Deals put Sunderland on the North East map for retail and leisure

A hat trick of deals has confirmed a resurgence of activity on Wearside, with investors showing keen interest in the city’s retail and leisure sectors

The Wilkinsons store on Fawcett Street in Sunderland
The Wilkinsons store on Fawcett Street in Sunderland

A hat trick of deals has confirmed a resurgence of activity on Wearside, with investors showing keen interest in the city’s retail and leisure sectors, property advisers have said.

The Sunniside leisure complex, anchored by Empire Cinemas has been acquired by Lumina RE Capital for £13m, a deal reflecting a 7.2% initial yield and coming in at £3.7m more than it sold for in December 2010.

Property adviser DTZ also sold the 108,000sq ft Wilkinson’s department store on Fawcett Street in Sunderland for £7.5m, giving a net initial yield of 7.1%, and, more notably, the sale of The Bridges Shopping Centre to AEW for £152m represented a major milestone for the city.

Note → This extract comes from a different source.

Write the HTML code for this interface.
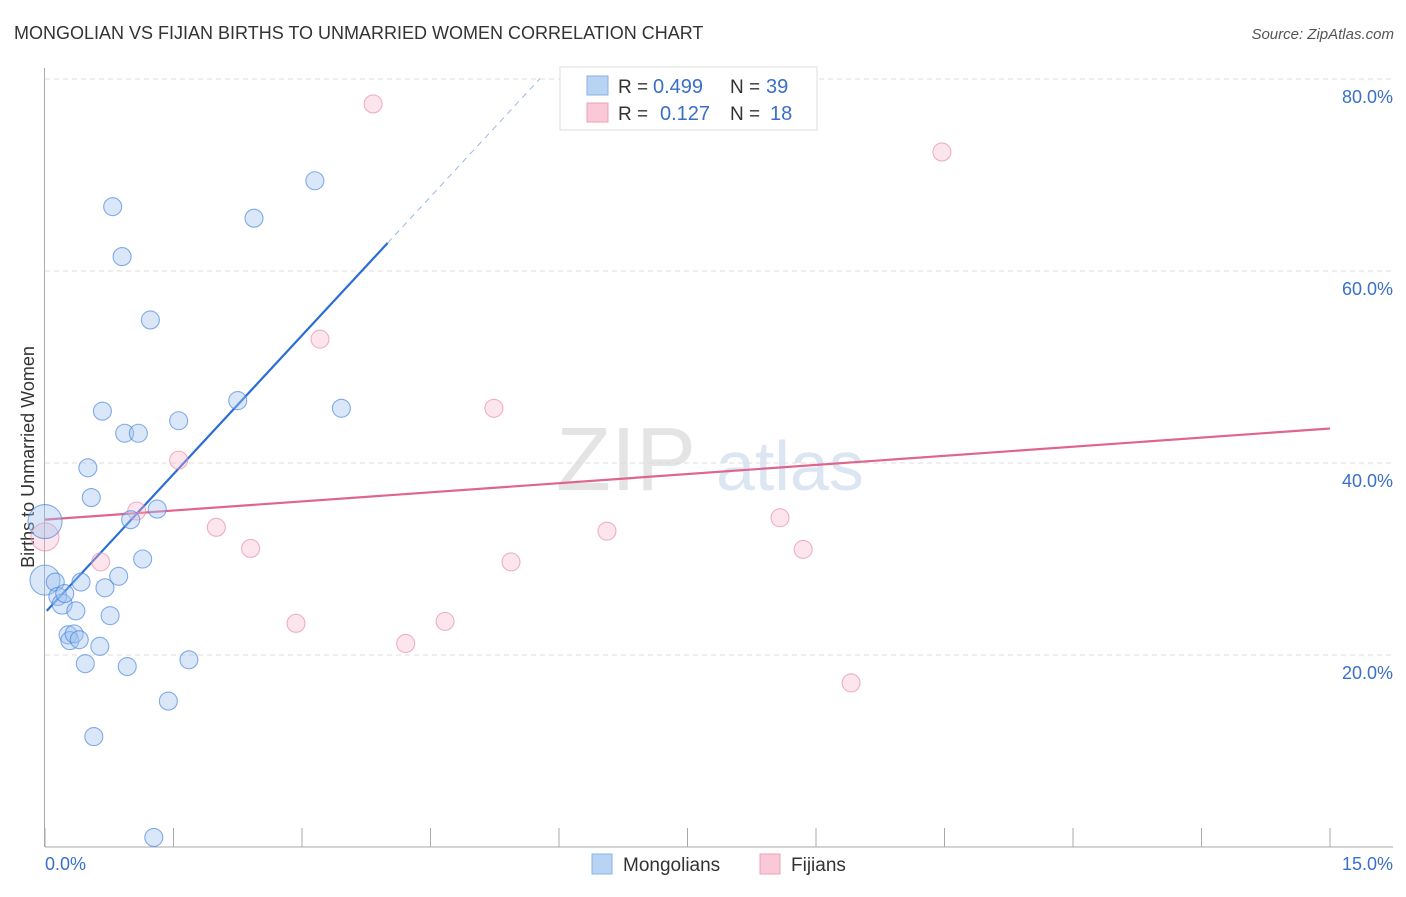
<!DOCTYPE html>
<html><head><meta charset="utf-8"><style>
body{margin:0;background:#fff;font-family:"Liberation Sans",sans-serif}
svg text{font-family:"Liberation Sans",sans-serif}
</style></head><body>
<svg width="1406" height="892">
<text x="14" y="39" font-size="18" fill="#333">MONGOLIAN VS FIJIAN BIRTHS TO UNMARRIED WOMEN CORRELATION CHART</text>
<text x="1394" y="39" font-size="15" fill="#555" font-style="italic" text-anchor="end">Source: ZipAtlas.com</text>
<text x="556" y="490" font-size="90" fill="#e4e4e4" font-family="Liberation Serif">ZIP</text>
<text x="716" y="490" font-size="70" fill="#dce6f3">atlas</text>
<g id="grid"></g>
<g id="axes"></g>
<text transform="translate(34,457) rotate(-90)" font-size="18" fill="#333" text-anchor="middle">Births to Unmarried Women</text>
<g id="trend"></g>
<g id="points"></g>
<g>
<rect x="560" y="67" width="257" height="63" fill="#fff" stroke="#ddd"/>
<rect x="587" y="76" width="21" height="19" fill="#b9d3f5" stroke="#8ab0e6"/>
<rect x="587" y="103" width="21" height="19" fill="#f9c9d7" stroke="#efa0b8"/>
<text x="618" y="93" font-size="19" fill="#333">R =</text>
<text x="653" y="93" font-size="20" fill="#3a6fc9">0.499</text>
<text x="730" y="93" font-size="19" fill="#333">N =</text>
<text x="766" y="93" font-size="20" fill="#3a6fc9">39</text>
<text x="618" y="120" font-size="19" fill="#333">R =</text>
<text x="660" y="120" font-size="20" fill="#3a6fc9">0.127</text>
<text x="730" y="120" font-size="19" fill="#333">N =</text>
<text x="770" y="120" font-size="20" fill="#3a6fc9">18</text>
</g>
<g>
<rect x="592" y="854" width="20" height="20" fill="#b9d3f5" stroke="#8ab0e6"/>
<text x="623" y="871" font-size="19" fill="#333">Mongolians</text>
<rect x="760" y="854" width="20" height="20" fill="#f9c9d7" stroke="#efa0b8"/>
<text x="791" y="871" font-size="19" fill="#333">Fijians</text>
</g>
<text x="45" y="870" font-size="18" fill="#3a6fc9">0.0%</text>
<text x="1393" y="870" font-size="18" fill="#3a6fc9" text-anchor="end">15.0%</text>
</svg>
<script>
const yTicks=[20,40,60,80];
const yTickLabels=["20.0%","40.0%","60.0%","80.0%"];
const xTicks=[0,1.5,3,4.5,6,7.5,9,10.5,12,13.5,15];
const blueX=[0,0,0.12,0.15,0.2,0.23,0.27,0.29,0.34,0.4,0.36,0.42,0.47,0.5,0.54,0.57,0.64,0.67,0.7,0.76,0.79,0.86,0.9,0.93,0.96,1.0,1.09,1.14,1.23,1.27,1.31,1.44,1.56,1.68,2.25,2.44,3.15,3.46];
const blueY=[27.8,33.9,27.6,26.1,25.3,26.4,22.1,21.5,22.2,21.6,24.6,27.6,19.1,39.5,36.4,11.5,20.9,45.4,27.0,24.1,66.7,28.2,61.5,43.1,18.8,34.1,43.1,30.0,54.9,1.0,35.2,15.2,44.4,19.5,46.5,65.5,69.4,45.7];
const blueR=[15,17,9,9,10,9,9,9,9,9,9,9,9,9,9,9,9,9,9,9,9,9,9,9,9,9,9,9,9,9,9,9,9,9,9,9,9,9];
const pinkX=[0,0.65,1.07,1.56,2.0,2.4,2.93,3.21,3.83,4.21,4.67,5.24,5.44,6.56,8.58,8.85,9.41,10.47];
const pinkY=[32.3,29.7,35.0,40.3,33.3,31.1,23.3,52.9,77.4,21.2,23.5,45.7,29.7,32.9,34.3,31.0,17.1,72.4];
const pinkR=[14,9,9,9,9,9,9,9,9,9,9,9,9,9,9,9,9,9];
const blueTrend=[24.4,9.63];
const pinkTrend=[34.1,0.633];
const NS="http://www.w3.org/2000/svg";
const X=v=>45+v/15*1285, Y=v=>847-v*9.6;
function mk(t,a,p){const e=document.createElementNS(NS,t);for(const k in a)e.setAttribute(k,a[k]);p.appendChild(e);return e;}
const grid=document.getElementById('grid'),axes=document.getElementById('axes'),trend=document.getElementById('trend'),pts=document.getElementById('points');
yTicks.forEach((t,i)=>{
 const l=mk('line',{x1:45,x2:1393,y1:Y(t),y2:Y(t),stroke:'#ddd','stroke-dasharray':'5,4'},grid);
 
 
 const tx=mk('text',{x:1393,y:Y(t)+24,'font-size':18,fill:'#3a6fc9','text-anchor':'end'},grid);
 tx.textContent=yTickLabels[i];
 
 
});
const ya=mk('line',{x1:44.5,x2:44.5,y1:68,y2:847,stroke:'#aaa'},axes);


const xa=mk('line',{x1:45,x2:1393,y1:847,y2:847,stroke:'#aaa'},axes);


xTicks.forEach(t=>{
 const l=mk('line',{x1:X(t),x2:X(t),y1:828,y2:847,stroke:'#aaa'},axes);
 
 
});
function dots(xs,ys,rs,fill,stroke,name){
 xs.forEach((x,i)=>{
  const c=mk('circle',{cx:X(x),cy:Y(ys[i]),r:rs[i],fill:fill,stroke:stroke,'stroke-width':1.1},pts);
  
  
 });
}
dots(pinkX,pinkY,pinkR,'rgba(246,180,200,0.35)','rgba(230,130,160,0.6)','fijian-point');
dots(blueX,blueY,blueR,'rgba(160,195,240,0.4)','rgba(70,130,220,0.65)','mongolian-point');
const bt1=mk('line',{x1:X(0.02),y1:Y(blueTrend[0]+blueTrend[1]*0.02),x2:X(4.0),y2:Y(blueTrend[0]+blueTrend[1]*4.0),stroke:'#2a6dd6','stroke-width':2.2},trend);


const bt2=mk('line',{x1:X(4.0),y1:Y(blueTrend[0]+blueTrend[1]*4.0),x2:X(5.78),y2:Y(blueTrend[0]+blueTrend[1]*5.78),stroke:'#9ab8e6','stroke-width':1,'stroke-dasharray':'6,5'},trend);


const pt=mk('line',{x1:X(0),y1:Y(pinkTrend[0]),x2:X(15),y2:Y(pinkTrend[0]+pinkTrend[1]*15),stroke:'#e0658e','stroke-width':2.2},trend);


</script>
</body></html>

DTZ said the trio of lucrative deals typify the confidence emerging in Sunderland, where investors are keen to seek out retail and leisure space, while also demonstrating the strength of the recovery in the investment market and the improved investor sentiment for Sunderland.

Richard Turner, senior investment director at DTZ’s Newcastle office, said the Sunniside complex attracted especially strong interest.

The Bridges shopping centre in Sunderland
The Bridges shopping centre in Sunderland
 

He said: “There was strong interest in this asset from a wide range of investors, attracted by the security of income and prime city centre location, together with a very well trading store.

“The forthcoming refurbishment of the main railway and Metro station directly opposite was also well received by investors.”

Turner said there is still a substantial weight of capital wanting to get a foothold in the city: “Classically retail is the first property sector out of a recession however we have seen this turned on its head over the last couple of years, with the resurgence in manufacturing which has meant the industrial sector has lead the recovery.

“By contrast, the retail sector has been badly affected by a mix of over renting, weak tenant demand and over supply, especially of secondary units, but investors and retailers are now seeing the end of the tunnel and pricing for retail and leisure assets has sharpened measurably over the course of the past 12 months.”

We expect to see further strong interest from many investors over the remainder of the year with the weight of frustrated capital meaning further increases in pricing are likely.”